By CHRIS DANIELS
The Commerce Commission has charged Todd Energy subsidiary Bay of Plenty Electricity with using anti-competitive tactics to shut out rivals.
The commission yesterday began court action against the firm, which it says has abused its market dominance.
Its policy of refusing to enter into metering services agreements and grant meter access to other retailers is anti-competitive, the commission says, because it unfairly deters new entrants to the market.
The action has been filed in the High Court at Wellington, and documents have been served on Bay of Plenty Electricity.

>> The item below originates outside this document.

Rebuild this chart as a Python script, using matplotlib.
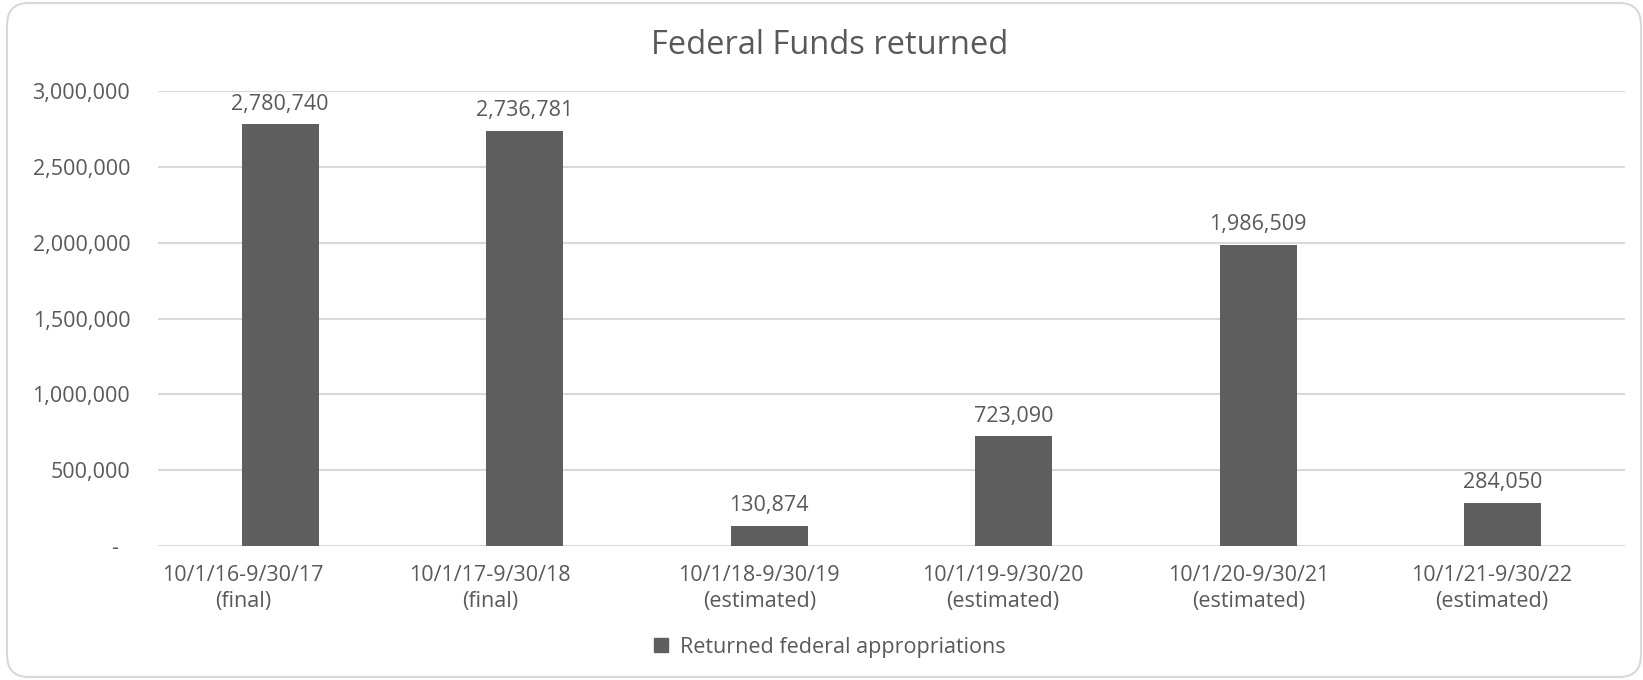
import matplotlib.pyplot as plt
from matplotlib.patches import FancyBboxPatch, Patch
from matplotlib.ticker import FuncFormatter
from matplotlib.transforms import IdentityTransform, ScaledTranslation

plt.rcParams["font.family"] = ["Open Sans", "DejaVu Sans"]

periods = ["10/1/16-9/30/17\n(final)", "10/1/17-9/30/18\n(final)",
           "10/1/18-9/30/19\n(estimated)", "10/1/19-9/30/20\n(estimated)",
           "10/1/20-9/30/21\n(estimated)", "10/1/21-9/30/22\n(estimated)"]
returned = [2780740, 2736781, 130874, 723090, 1986509, 284050]
y_ticks = [0, 500000, 1000000, 1500000, 2000000, 2500000, 3000000]

TEXT = "#595959"
BAR = "#5f5f5f"
GRID = "#d9d9d9"
FS = 15.5

# category labels sit a bit left of their bars in the original
label_shift_px = [-37, -35, -10, -11, -10, -11]

fig = plt.figure(figsize=(16.43, 6.80), dpi=100, facecolor="white")

# rounded chart border, in pixels
border = FancyBboxPatch((7, 3), 1634, 674,
                        boxstyle="round,pad=0,rounding_size=22",
                        transform=IdentityTransform(), facecolor="none",
                        edgecolor=GRID, linewidth=1.5, zorder=-1)
fig.patches.append(border)

ax = fig.add_axes([158 / 1643, 1 - 546 / 680, 1467 / 1643, 455 / 680])
ax.set_facecolor("none")

x = range(len(periods))
ax.bar(x, returned, width=0.315, color=BAR, zorder=3)

for xi, v in zip(x, returned):
    ax.annotate(f"{v:,}", (xi, v), xytext=(0, 7), textcoords="offset points",
                ha="center", va="bottom", fontsize=FS, color=TEXT)

ax.set_xlim(-0.5, len(periods) - 0.5)
ax.set_ylim(0, 3000000)
ax.set_yticks(y_ticks)
ax.yaxis.set_major_formatter(FuncFormatter(lambda v, p: "-  " if v == 0 else f"{int(v):,}"))
ax.set_xticks(list(x))
ax.set_xticklabels(periods, fontsize=FS, color=TEXT, linespacing=1.3)
ax.tick_params(axis="y", labelsize=FS, labelcolor=TEXT, length=0, pad=20)
ax.tick_params(axis="x", length=0, pad=14)
ax.grid(axis="y", color=GRID, linewidth=1.5, zorder=0)
for s in ax.spines.values():
    s.set_visible(False)

for lbl, dx in zip(ax.get_xticklabels(), label_shift_px):
    lbl.set_transform(lbl.get_transform() + ScaledTranslation(dx / 100, 0, fig.dpi_scale_trans))

fig.text(0.505, 1 - 45 / 680, "Federal Funds returned", ha="center", va="center",
         fontsize=23.5, color=TEXT)

fig.legend(handles=[Patch(color=BAR, label="Returned federal appropriations")],
           loc="center", bbox_to_anchor=(0.505, 1 - 647 / 680), frameon=False,
           fontsize=FS, labelcolor=TEXT, handlelength=0.65, handleheight=0.65,
           handletextpad=0.55)

fig.savefig("out.png", dpi=100)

Todd Energy managing director Richard Tweedie said Bay of Plenty Electricity, charged "a couple of hundred dollars" for the meter to any rival company wanting to supply power to one of its customers.
This was not anti-competitive, he said, and one competitor, power retailer Genesis Energy, had agreed to pay for meters.
"The customer is not affected at all because the customer is not involved in the process," Mr Tweedie said.
"We have not seen that as a barrier to customer switching. All the new retailer has to do is pay an amount of money, which is quite reasonable, for the meter."
He said it was more cost-effective and simple for Bay of Plenty Electricity that the new retailer acquired the meter.
Though many protocols relating to retail competition have been developed over the past few years, the issue of meter ownership and access has never been fully resolved.
In some areas, meters are owned by the local monopoly lines company, such as Vector or UnitedNetworks. In others, they are owned by the retailers, or third parties.
The Government wants the issue sorted out.